I have a lot of my money in Vanguard's Target Retirement 2045 due to simplicity and low costs, do you think rebalancing is done automatically by Vanguard?

I am assuming something is going on since Vanguard advertises these funds as a 'all in one' approach to retirement investing (they change over time to more conservative holdings).

I am just not sure if this is the case.

@ Brent. Yes the whole idea of the Target date funds is that they rebalance for you, so you don't have to worry about it. And over time they will change the stock/bond allocation depending on your retirement date.

I look at my investments almost daily. I make any changes as I see them. No time schedule at all. I don't make a lot of changes frequently though. Most recently ( in the last 2 months) I have been pulling some money out of my bond funds.
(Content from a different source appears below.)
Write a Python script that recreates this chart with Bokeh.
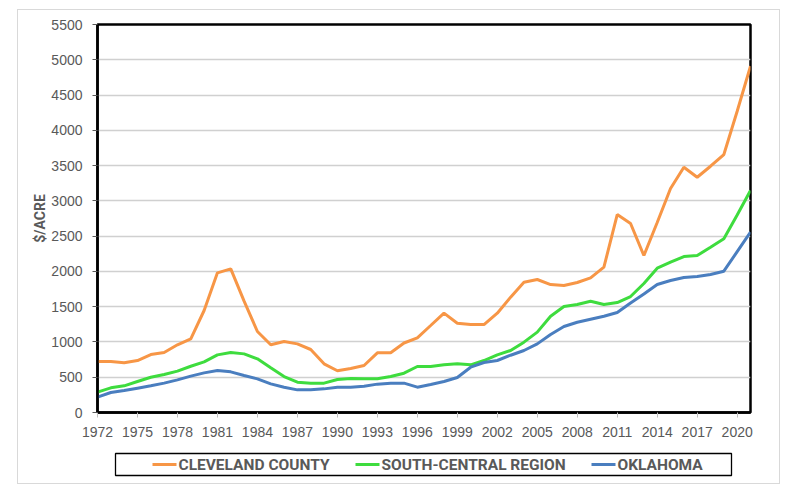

I do this because I expect interest rates will be going up. Some might view this as trying to time the market. But I think its a good idea to make some change's when it really looks like conditions are changing. In 2008 I pulled a portion of money out of stock funds. Not all of it, but some. I'm glad I did since we did see such a big drop. I still lost a lot like everyone else. But.. I think I didn't get hurt as bad as if I had left it all in.

About 9 months ago I set up my 401K plan so that it rebalances automatically every quarter. I like this. It may not be perfectly optimal, but I think it will be better than what I was doing before, where I was too often switching between fixed income/stable value and high risk stock funds at the wrong times. I learned the hard way that I'm like most people when it comes to investing--if I don't automatically take the emotion out of the process, I will buy high and sell low.